Walmart is giving employees access to new telehealth services.
Walmart is providing workers with access to a broader range of health care services — virtually.
The discount giant, which began piloting employee telehealth services as part of its medical plan in January 2020 in an effort to provide easier and better care for its workers while also reducing its own costs, is now moving beyond its traditional employee telehealth service for occasional sick visits
Starting the week of Oct. 10, Walmart is expanding virtual primary care to allow employees and their families the option to develop long-standing relationships with doctors across the country. Walmart is partnering with virtual care platform Included Health to deliver these services.
As part of this expansion, virtual care options for digestive health and physical therapy will also be available, including some basic at-home lab work early in 2024.
Most virtual health care benefits Walmart offers employees are available at no cost to associates and their families ($0 co-pay). Associates and their covered dependents must be enrolled in a Walmart self-insured medical plan.
Walmart expanded its initial employee virtual care pilot to 16 states, then again to 21 states in 2023. Other virtual healthcare services the retailer has added include the 2021 rollout of no-cost virtual counseling, free well-being webinars, access to a free sleep, meditation and gratitude app, and 24/7 peer support chats.
“We’re meeting people where they are and removing barriers of time, travel and cost at the same time,” said Lisa Woods, VP of well-being, Walmart, in a corporate blog post. “At the end of the day, we’re offering affordable, accessible health care for our associates and their families, which ties back to our mission at Walmart: helping people save money so they can live better.
“Over the past three and a half years, Walmart has tested and validated the role of virtual care beyond simple sick needs,” said Owen Tripp, CEO of Included Health. “Against national primary care shortages, rural health care deserts, and persistent price growth, Walmart has continued to move health care forward.”
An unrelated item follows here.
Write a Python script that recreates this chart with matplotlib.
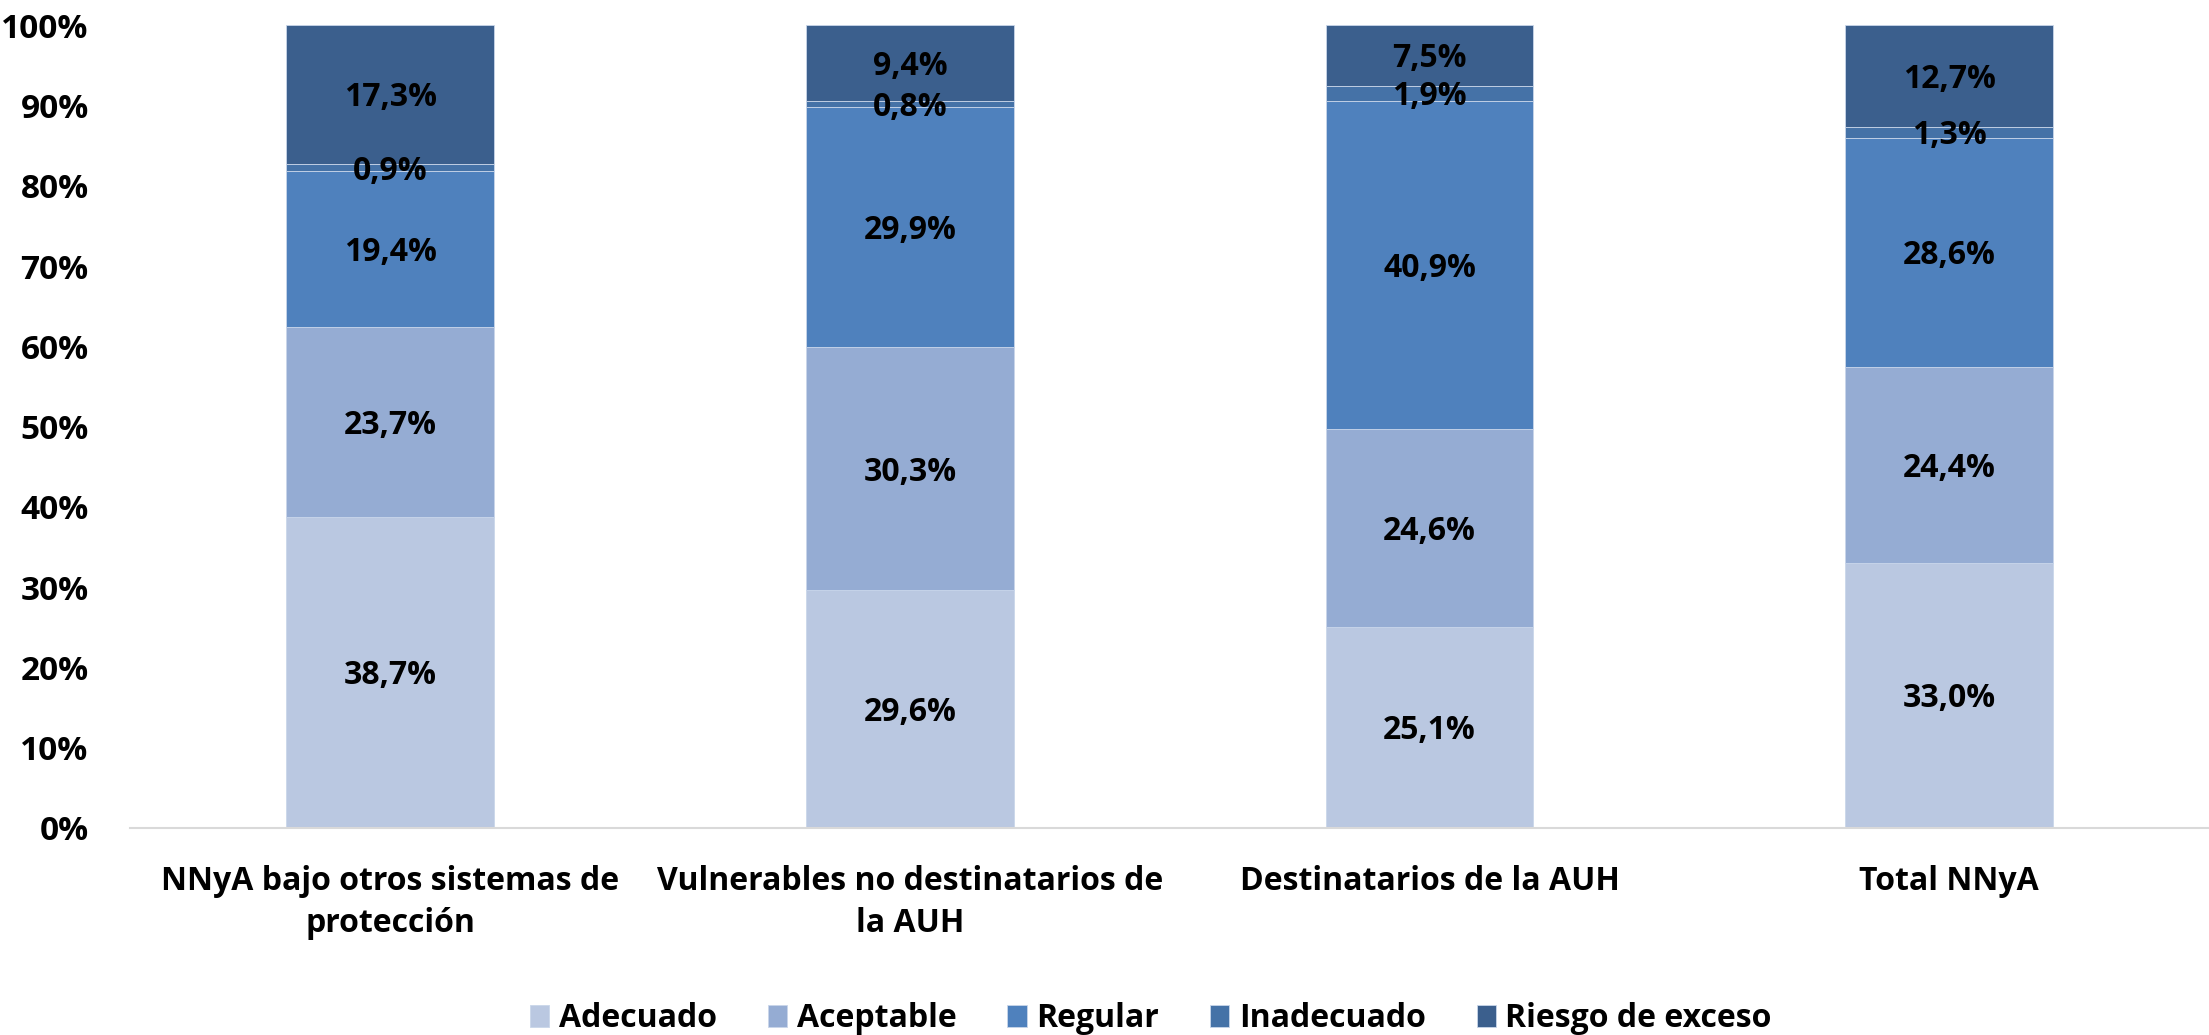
import matplotlib.pyplot as plt
import numpy as np

plt.rcParams["font.family"] = ["Open Sans", "DejaVu Sans"]
plt.rcParams["font.weight"] = "bold"

# ================================
# DATA (% of children per group)
# ================================
grupos = [
    "NNyA bajo otros sistemas de\nprotección",
    "Vulnerables no destinatarios de\nla AUH",
    "Destinatarios de la AUH",
    "Total NNyA",
]
categorias = ["Adecuado", "Aceptable", "Regular", "Inadecuado", "Riesgo de exceso"]

adecuado = [38.7, 29.6, 25.1, 33.0]
aceptable = [23.7, 30.3, 24.6, 24.4]
regular = [19.4, 29.9, 40.9, 28.6]
inadecuado = [0.9, 0.8, 1.9, 1.3]
riesgo = [17.3, 9.4, 7.5, 12.7]

colores = ["#BAC8E1", "#95ACD3", "#4F81BD", "#4572A7", "#3B5F8D"]

series = [adecuado, aceptable, regular, inadecuado, riesgo]

# ================================
# PLOT
# ================================
fig = plt.figure(figsize=(22.09, 10.35), dpi=100)
ax = fig.add_axes([0.059, 0.2, 0.941, 0.7755])

x = np.arange(len(grupos))
base = np.zeros(len(grupos))
for nombre, vals, col in zip(categorias, series, colores):
    vals = np.array(vals)
    ax.bar(x, vals, bottom=base, width=0.4, color=col, label=nombre,
           edgecolor="#C9D6EA", linewidth=0.6)
    for xi, b, v in zip(x, base, vals):
        ax.text(xi, b + v / 2 - 0.4, f"{v:.1f}%".replace(".", ","), ha="center",
                va="center", fontsize=23, fontweight="bold", color="black")
    base += vals

ax.set_xlim(-0.5, 3.5)
ax.set_ylim(0, 100)
ax.set_yticks(range(0, 101, 10))
ax.set_yticklabels([f"{t}%" for t in range(0, 101, 10)])
ax.set_xticks(x)
ax.set_xticklabels(grupos, linespacing=1.35, fontweight="bold")
ax.tick_params(axis="x", length=0, labelsize=23, pad=27)
ax.tick_params(axis="y", length=0, labelsize=24, pad=30)

for s in ["top", "right", "left"]:
    ax.spines[s].set_visible(False)
ax.spines["bottom"].set_color("#D9D9D9")
ax.spines["bottom"].set_linewidth(1.5)

fig.legend(loc="lower center", ncol=5, frameon=False,
           prop={"size": 23, "weight": "bold"},
           bbox_to_anchor=(0.521, -0.028), handlelength=0.6, handleheight=0.7,
           handletextpad=0.3, columnspacing=1.6)

plt.savefig("out.png", dpi=100)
The following states are included in Walmart’s virtual employee healthcare expansion: California, Connecticut, Delaware, Florida, Idaho, Kansas, Maine, Maryland, Massachusetts, Michigan, Montana, Nebraska, Nevada, New Hampshire, New Jersey, New Mexico, New York, North Dakota, Oklahoma, Oregon, Pennsylvania, Rhode Island, South Dakota, Texas, Utah, Vermont, Washington and Wyoming. Walmart already offers the benefit in all other states, except Hawaii.
Headquartered in Bentonville, Ark., Walmart Inc. operates more than 10,500 stores and numerous e-commerce websites under 46 banners in 24 countries.